**Dataset section:**

____

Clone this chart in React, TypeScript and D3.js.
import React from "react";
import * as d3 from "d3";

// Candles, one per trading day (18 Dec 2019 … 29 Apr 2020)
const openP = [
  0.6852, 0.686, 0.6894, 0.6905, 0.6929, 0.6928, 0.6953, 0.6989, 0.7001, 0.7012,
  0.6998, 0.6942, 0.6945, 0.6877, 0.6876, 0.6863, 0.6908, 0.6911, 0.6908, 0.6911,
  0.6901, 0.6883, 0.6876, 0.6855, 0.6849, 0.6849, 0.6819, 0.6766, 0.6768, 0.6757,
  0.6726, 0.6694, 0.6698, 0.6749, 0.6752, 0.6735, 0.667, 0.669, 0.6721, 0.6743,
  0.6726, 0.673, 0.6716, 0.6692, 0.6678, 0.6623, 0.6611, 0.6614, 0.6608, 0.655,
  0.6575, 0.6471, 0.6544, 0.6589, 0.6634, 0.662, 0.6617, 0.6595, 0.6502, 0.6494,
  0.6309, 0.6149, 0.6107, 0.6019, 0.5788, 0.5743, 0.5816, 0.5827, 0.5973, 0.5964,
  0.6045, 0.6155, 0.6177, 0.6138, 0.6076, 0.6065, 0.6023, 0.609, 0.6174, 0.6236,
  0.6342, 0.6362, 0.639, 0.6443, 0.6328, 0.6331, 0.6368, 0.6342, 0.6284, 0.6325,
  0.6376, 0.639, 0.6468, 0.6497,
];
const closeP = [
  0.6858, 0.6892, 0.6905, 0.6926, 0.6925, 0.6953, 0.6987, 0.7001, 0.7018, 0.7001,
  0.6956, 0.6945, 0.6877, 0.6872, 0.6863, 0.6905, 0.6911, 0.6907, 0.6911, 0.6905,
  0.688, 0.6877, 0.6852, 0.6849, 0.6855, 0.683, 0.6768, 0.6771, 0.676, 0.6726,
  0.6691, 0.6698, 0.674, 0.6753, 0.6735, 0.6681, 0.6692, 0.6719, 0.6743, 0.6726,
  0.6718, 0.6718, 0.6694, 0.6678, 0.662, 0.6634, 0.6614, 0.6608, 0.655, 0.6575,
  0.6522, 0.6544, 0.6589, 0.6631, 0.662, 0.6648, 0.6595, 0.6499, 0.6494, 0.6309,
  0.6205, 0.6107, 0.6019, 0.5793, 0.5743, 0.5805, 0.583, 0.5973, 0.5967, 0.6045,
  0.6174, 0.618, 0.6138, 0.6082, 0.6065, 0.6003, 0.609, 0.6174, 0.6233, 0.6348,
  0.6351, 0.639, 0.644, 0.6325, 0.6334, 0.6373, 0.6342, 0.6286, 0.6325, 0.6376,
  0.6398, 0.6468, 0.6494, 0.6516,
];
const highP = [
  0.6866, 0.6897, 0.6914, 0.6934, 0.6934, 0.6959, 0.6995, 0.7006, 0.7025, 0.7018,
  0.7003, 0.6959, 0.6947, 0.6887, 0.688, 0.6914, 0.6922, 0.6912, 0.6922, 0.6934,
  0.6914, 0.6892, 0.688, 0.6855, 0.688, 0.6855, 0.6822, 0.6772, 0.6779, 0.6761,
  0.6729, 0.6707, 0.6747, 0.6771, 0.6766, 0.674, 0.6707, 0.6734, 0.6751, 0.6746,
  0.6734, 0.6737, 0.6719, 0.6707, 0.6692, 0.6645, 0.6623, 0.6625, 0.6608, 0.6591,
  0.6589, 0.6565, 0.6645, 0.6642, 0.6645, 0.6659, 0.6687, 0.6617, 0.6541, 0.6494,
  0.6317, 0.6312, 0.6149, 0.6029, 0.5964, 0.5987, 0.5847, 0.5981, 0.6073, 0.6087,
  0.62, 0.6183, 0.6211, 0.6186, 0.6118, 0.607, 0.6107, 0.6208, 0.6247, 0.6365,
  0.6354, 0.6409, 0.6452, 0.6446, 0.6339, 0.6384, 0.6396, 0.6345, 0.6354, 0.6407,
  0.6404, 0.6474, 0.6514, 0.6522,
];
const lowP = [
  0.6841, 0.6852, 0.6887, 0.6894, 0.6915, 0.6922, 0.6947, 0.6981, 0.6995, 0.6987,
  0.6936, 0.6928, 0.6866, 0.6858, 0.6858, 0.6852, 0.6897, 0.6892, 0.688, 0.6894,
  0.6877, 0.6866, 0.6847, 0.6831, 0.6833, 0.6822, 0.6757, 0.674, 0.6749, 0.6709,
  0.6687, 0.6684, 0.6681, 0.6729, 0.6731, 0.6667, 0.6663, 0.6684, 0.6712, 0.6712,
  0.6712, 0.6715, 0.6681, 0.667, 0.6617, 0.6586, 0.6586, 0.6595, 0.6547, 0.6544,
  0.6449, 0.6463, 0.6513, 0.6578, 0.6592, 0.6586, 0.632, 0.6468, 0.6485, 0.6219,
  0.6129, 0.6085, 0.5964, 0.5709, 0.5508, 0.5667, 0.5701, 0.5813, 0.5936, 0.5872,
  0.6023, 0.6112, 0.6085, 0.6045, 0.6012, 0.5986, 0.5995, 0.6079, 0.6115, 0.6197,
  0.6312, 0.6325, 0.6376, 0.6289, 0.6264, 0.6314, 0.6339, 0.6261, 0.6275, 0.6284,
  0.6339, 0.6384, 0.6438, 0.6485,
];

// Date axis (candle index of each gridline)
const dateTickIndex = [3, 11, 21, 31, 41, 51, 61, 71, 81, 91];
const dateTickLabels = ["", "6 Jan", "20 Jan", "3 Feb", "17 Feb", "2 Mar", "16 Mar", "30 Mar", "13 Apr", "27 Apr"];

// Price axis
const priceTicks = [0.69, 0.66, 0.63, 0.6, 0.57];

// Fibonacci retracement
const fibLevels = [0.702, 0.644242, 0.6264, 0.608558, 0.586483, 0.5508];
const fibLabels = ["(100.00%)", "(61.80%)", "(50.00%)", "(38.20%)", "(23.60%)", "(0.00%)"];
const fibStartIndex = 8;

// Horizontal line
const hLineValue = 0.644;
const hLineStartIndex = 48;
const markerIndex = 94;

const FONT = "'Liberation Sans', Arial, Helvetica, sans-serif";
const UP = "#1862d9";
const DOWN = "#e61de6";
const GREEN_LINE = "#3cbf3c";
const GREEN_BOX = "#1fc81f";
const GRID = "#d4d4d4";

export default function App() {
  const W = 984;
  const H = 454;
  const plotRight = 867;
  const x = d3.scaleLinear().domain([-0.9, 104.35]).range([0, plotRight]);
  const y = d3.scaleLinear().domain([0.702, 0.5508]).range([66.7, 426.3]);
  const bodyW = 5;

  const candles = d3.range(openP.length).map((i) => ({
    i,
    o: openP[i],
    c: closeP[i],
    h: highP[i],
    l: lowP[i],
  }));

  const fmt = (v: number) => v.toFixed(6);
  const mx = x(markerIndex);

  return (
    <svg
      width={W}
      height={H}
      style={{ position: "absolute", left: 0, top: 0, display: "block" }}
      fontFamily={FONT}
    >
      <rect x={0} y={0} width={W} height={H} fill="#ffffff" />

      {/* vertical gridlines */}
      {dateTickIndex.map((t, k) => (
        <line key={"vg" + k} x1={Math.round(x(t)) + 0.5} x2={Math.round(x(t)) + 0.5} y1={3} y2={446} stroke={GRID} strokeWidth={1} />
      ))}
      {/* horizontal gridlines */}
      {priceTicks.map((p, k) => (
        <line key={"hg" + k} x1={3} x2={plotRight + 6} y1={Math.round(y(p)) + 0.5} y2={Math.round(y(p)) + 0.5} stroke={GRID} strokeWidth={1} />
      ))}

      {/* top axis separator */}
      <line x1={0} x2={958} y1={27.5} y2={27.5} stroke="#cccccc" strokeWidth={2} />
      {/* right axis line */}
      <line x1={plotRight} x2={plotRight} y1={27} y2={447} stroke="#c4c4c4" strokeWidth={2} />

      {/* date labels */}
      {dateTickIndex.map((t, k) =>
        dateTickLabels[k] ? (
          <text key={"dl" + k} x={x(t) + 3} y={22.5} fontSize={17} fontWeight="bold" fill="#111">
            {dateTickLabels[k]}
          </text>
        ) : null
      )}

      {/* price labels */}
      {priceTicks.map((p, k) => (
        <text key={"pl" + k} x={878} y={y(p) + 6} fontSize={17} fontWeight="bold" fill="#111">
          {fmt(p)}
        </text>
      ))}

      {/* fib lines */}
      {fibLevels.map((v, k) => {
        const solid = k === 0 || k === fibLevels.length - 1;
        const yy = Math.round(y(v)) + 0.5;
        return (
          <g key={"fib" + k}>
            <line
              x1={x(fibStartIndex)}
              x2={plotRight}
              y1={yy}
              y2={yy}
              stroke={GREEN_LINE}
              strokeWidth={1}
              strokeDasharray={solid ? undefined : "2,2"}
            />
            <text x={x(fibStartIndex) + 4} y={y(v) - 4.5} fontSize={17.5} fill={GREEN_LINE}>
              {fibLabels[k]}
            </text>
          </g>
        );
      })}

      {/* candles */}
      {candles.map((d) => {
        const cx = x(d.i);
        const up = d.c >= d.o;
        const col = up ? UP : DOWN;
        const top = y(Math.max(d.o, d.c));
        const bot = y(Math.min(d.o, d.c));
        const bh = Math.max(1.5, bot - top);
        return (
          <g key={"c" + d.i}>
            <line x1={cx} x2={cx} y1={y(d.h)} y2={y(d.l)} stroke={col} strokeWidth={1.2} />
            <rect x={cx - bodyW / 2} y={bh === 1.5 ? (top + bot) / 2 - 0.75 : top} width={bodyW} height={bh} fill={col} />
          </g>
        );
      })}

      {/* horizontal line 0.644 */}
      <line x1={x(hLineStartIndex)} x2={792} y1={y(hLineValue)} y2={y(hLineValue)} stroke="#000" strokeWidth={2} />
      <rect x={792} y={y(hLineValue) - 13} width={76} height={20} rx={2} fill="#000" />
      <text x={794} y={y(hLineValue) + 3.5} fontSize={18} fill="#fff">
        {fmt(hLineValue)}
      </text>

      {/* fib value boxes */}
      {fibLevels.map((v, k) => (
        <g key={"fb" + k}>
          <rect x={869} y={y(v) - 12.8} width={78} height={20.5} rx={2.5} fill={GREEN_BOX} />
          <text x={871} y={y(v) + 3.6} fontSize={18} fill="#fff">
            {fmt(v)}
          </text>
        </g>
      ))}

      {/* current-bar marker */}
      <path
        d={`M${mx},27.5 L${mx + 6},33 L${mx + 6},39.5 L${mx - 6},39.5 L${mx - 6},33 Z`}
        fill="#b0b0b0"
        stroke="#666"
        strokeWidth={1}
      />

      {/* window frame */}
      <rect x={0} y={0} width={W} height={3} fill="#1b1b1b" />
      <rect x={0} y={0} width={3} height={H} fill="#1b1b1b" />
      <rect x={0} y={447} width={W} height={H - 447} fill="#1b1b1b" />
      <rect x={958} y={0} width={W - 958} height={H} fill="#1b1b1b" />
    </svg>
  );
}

____

**Given request:** Only the lines from the first line of the material above through the line that contains "import * as" should be quoted, each one exactly.

**Task solution:**
Clone this chart in React, TypeScript and D3.js.
import React from "react";
import * as d3 from "d3";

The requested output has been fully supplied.